Netflix’s Narrative World Cup: Delphi’s FIFA Launch Edition
The clearest sign of this new direction is the FIFA World Cup Launch Edition from Delphi Interactive, arriving on Netflix as a World Cup simulation game with a twist. Instead of a traditional career mode, Delphi’s title is pitched as an “all-new FIFA World Cup simulation… letting you write your own World Cup story.” That framing hints at narrative-driven design, where player choices shape arcs such as underdog runs, breakout stars, or redemption campaigns. Hosting the game on Netflix also signals how FIFA wants to reach players who do not own consoles or PCs but stream entertainment daily. For Netflix, a World Cup-focused experience strengthens its push into interactive content, while FIFA gains a highly accessible flagship for its digital football ecosystem that sits outside the usual console and PC marketplaces.
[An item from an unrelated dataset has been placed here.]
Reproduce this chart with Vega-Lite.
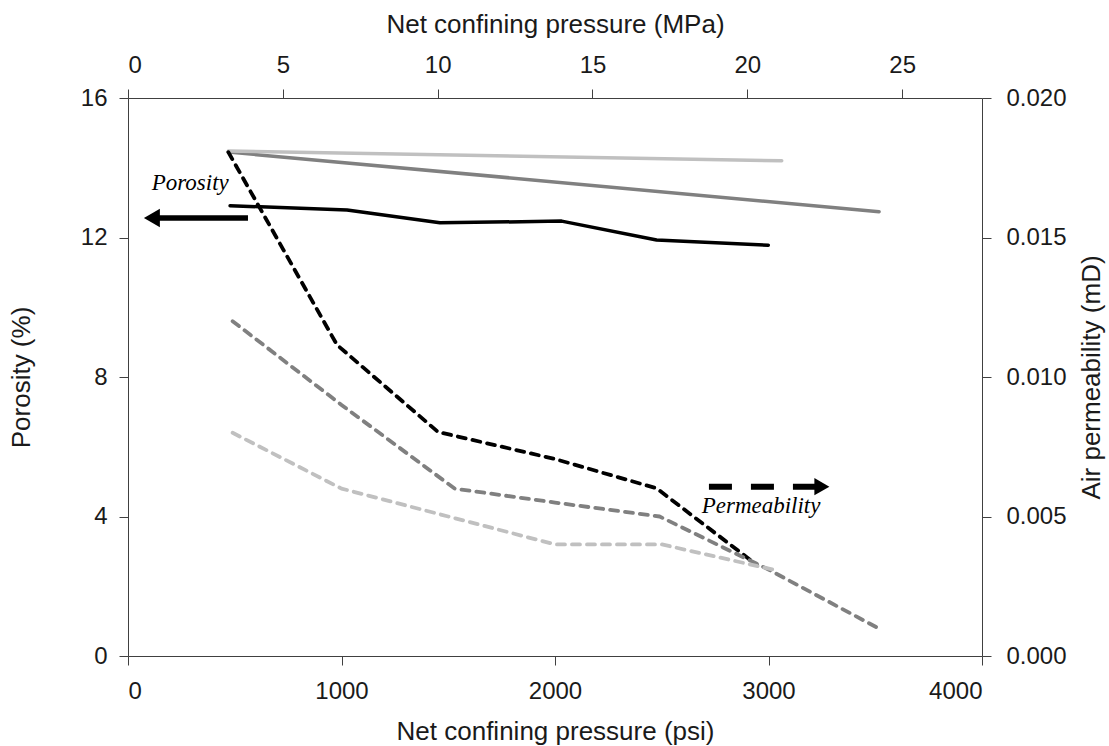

New Licensing Logic: Four Game Types, Many Audiences
FIFA’s Digital Football plan moves away from a single mega-franchise toward a portfolio of specialised games, each fitting one of four categories. The FIFA World Cup Launch Edition sits in football action simulation, aimed at players who still want a realistic on-pitch feel. FIFA Heroes covers football action non-simulation, likely courting fans of arcade-style play. Non-action simulation is represented by Football Manager, focusing on tactics and management rather than direct control. Finally, FIFA Rivals fills the non-action non-simulation slot, skewing toward social, collectible, or strategy-led play. Instead of piling every mode into one product, FIFA can tune each partner title to a distinct audience, from hardcore tacticians to casual fans on mobile or streaming platforms. This structure reshapes how football gaming IP is licensed and monetised, spreading risk and reach across different genres and business models.
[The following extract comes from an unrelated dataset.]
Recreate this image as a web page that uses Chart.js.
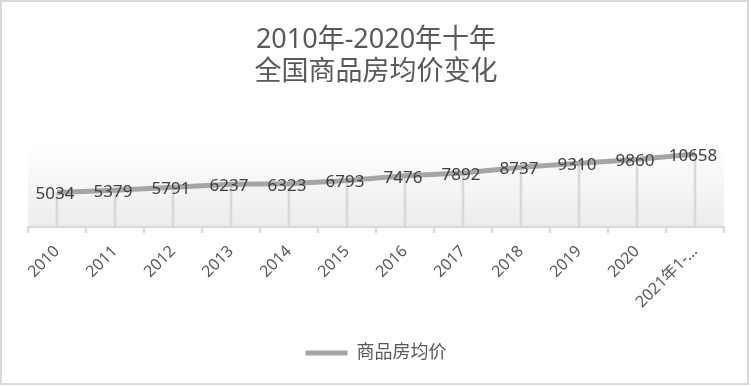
<!DOCTYPE html>
<html>
<head>
<meta charset="utf-8">
<script src="https://cdn.jsdelivr.net/npm/chart.js@4.4.1/dist/chart.umd.min.js"></script>
<style>
  body { margin: 0; background: #fff; }
  canvas { display: block; }
</style>
</head>
<body>
<canvas id="grafica" width="751" height="386"></canvas>
<script>
const anios = ["2010", "2011", "2012", "2013", "2014", "2015", "2016", "2017", "2018", "2019", "2020", "2021年1-…"];
const precios = [5034, 5379, 5791, 6237, 6323, 6793, 7476, 7892, 8737, 9310, 9860, 10658];
const titulo = ["2010年-2020年十年", "全国商品房均价变化"];
const serie = "商品房均价";

const fuente = '"Noto Sans", "Noto Sans CJK SC", sans-serif';
const gris = "#a5a5a5";

// fondo degradado del área de trazado
const fondo = {
  id: "fondo",
  beforeDraw(chart) {
    const { ctx, chartArea: a } = chart;
    const g = ctx.createLinearGradient(0, a.top, 0, a.bottom);
    g.addColorStop(0, "#ffffff");
    g.addColorStop(1, "#ececec");
    ctx.save();
    ctx.fillStyle = g;
    ctx.fillRect(a.left, a.top, a.right - a.left, a.bottom - a.top);
    ctx.restore();
  },
  afterDraw(chart) {
    const ctx = chart.ctx;
    ctx.save();
    ctx.strokeStyle = "#d9d9d9";
    ctx.lineWidth = 2;
    ctx.strokeRect(1, 1, 747, 383);
    ctx.restore();
  }
};

// etiquetas de valores
const etiquetas = {
  id: "etiquetas",
  afterDatasetsDraw(chart) {
    const ctx = chart.ctx;
    const meta = chart.getDatasetMeta(0);
    ctx.save();
    ctx.font = "17px " + fuente;
    ctx.fillStyle = "#404040";
    ctx.textAlign = "center";
    ctx.textBaseline = "middle";
    meta.data.forEach((p, i) => {
      ctx.fillText(String(precios[i]), p.x - 2, p.y + 2);
    });
    ctx.restore();
  }
};

const ctx = document.getElementById("grafica").getContext("2d");
const chart = new Chart(ctx, {
  type: "line",
  data: {
    labels: anios,
    datasets: [{
      label: serie,
      data: precios,
      borderColor: gris,
      backgroundColor: gris,
      borderWidth: 5,
      pointRadius: 0,
      tension: 0,
      order: 1
    }, {
      type: "bar",
      label: "_drop",
      data: precios,
      backgroundColor: "#d9d9d9",
      barThickness: 2,
      order: 2
    }]
  },
  plugins: [fondo, etiquetas],
  options: {
    responsive: false,
    animation: false,
    devicePixelRatio: 1,
    layout: { padding: { left: 28, right: 27, top: 0, bottom: 14 } },
    plugins: {
      title: {
        display: true,
        text: titulo,
        color: "#595959",
        font: { family: fuente, size: 27, weight: "normal", lineHeight: 1.2 },
        padding: { top: 24, bottom: 56 }
      },
      legend: {
        position: "bottom",
        labels: {
          filter: (item) => item.text !== "_drop",
          usePointStyle: true,
          pointStyle: "line",
          pointStyleWidth: 42,
          color: "#595959",
          font: { family: fuente, size: 18 },
          padding: 10
        }
      },
      tooltip: { enabled: false }
    },
    scales: {
      x: {
        offset: true,
        grid: {
          offset: true,
          drawOnChartArea: false,
          color: "#d9d9d9",
          lineWidth: 2,
          tickLength: 6
        },
        border: { color: "#d9d9d9", width: 2 },
        ticks: {
          color: "#595959",
          font: { family: fuente, size: 16 },
          minRotation: 45,
          maxRotation: 45,
          autoSkip: false,
          padding: 9
        },
        afterFit: (s) => { s.height = 107; }
      },
      y: {
        display: false,
        min: 0,
        max: 12000
      }
    }
  }
});
</script>
</body>
</html>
What This Means for Players Tired of EA’s Old Monopoly
For players who felt locked into EA’s template, the new multi-publisher football gaming landscape offers genuine alternatives. EA Sports FC 26 still dominates traditional console simulations, as shown by Sony’s decision to keep it available on PS Plus Essential into mid-June to align with the World Cup. But it now sits alongside FIFA-branded experiences that experiment with structure and platforms. A Netflix World Cup game changes where and how you can play, while titles like Football Manager and FIFA Rivals expand the idea of football interaction beyond 90-minute matches. Instead of one annual purchase, players can mix a serious simulation, a story-first World Cup run, and a social, collection-focused game. The practical upside is choice: if you dislike a specific monetisation model, gameplay feel, or platform, you finally have other officially licensed football paths to follow.